While personal insolvencies spiral, business failures are also increasing, though at a much slower rate. Some 16,348 companies became insolvent in England and Wales during 2005 - an increase of around 7.2% on 2004, according to PwC. The retail sector was particularly hard hit, although the number of retail insolvencies tailed off towards the end of the year. Deloitte estimates that retail liquidations were down by 2.3% in the final quarter of 2005, compared to Q3.

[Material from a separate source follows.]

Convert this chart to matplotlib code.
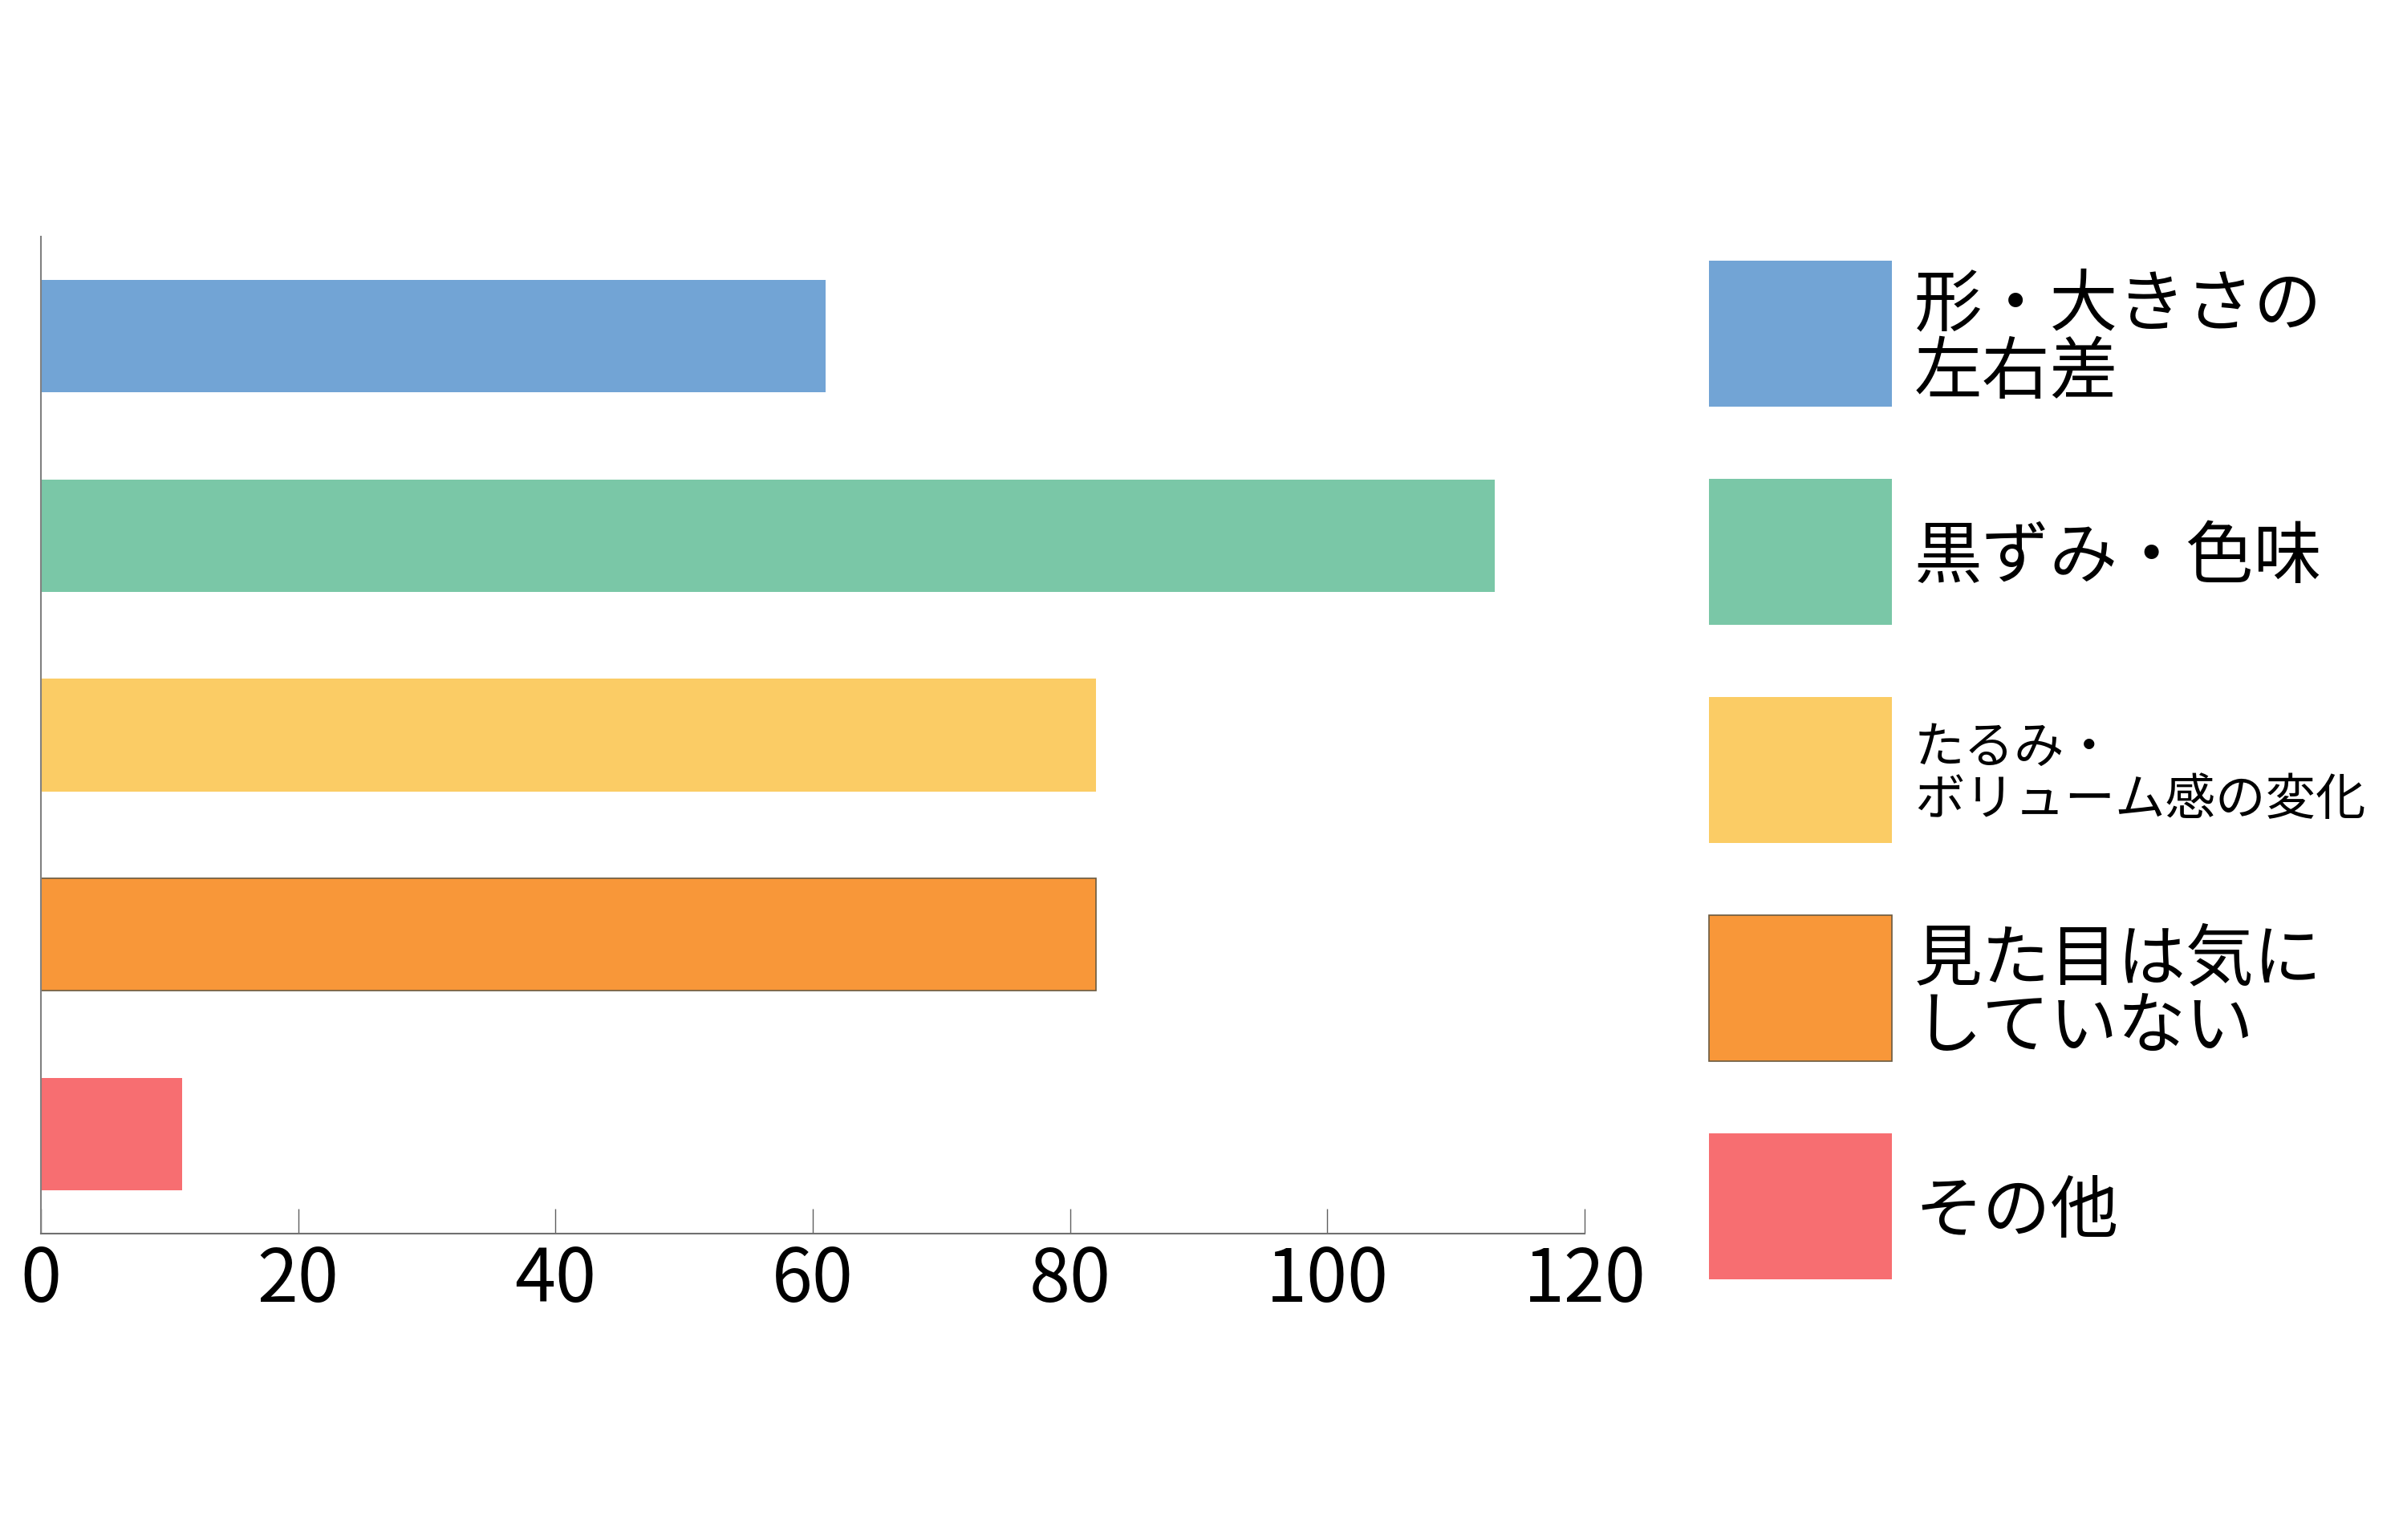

However, worse times could be ahead for retailers, says Neville Kahn, Reorganisation Services Partner at Deloitte. "For those retailers who have seen a downturn in trading, the next eight weeks will be critical with the key point being the March lease payment date," he said. "Failure to meet leasing obligations is the number one factor that pushes retailers over the edge into insolvency. That being the case, we expect there to be an increase in retail insolvencies in April."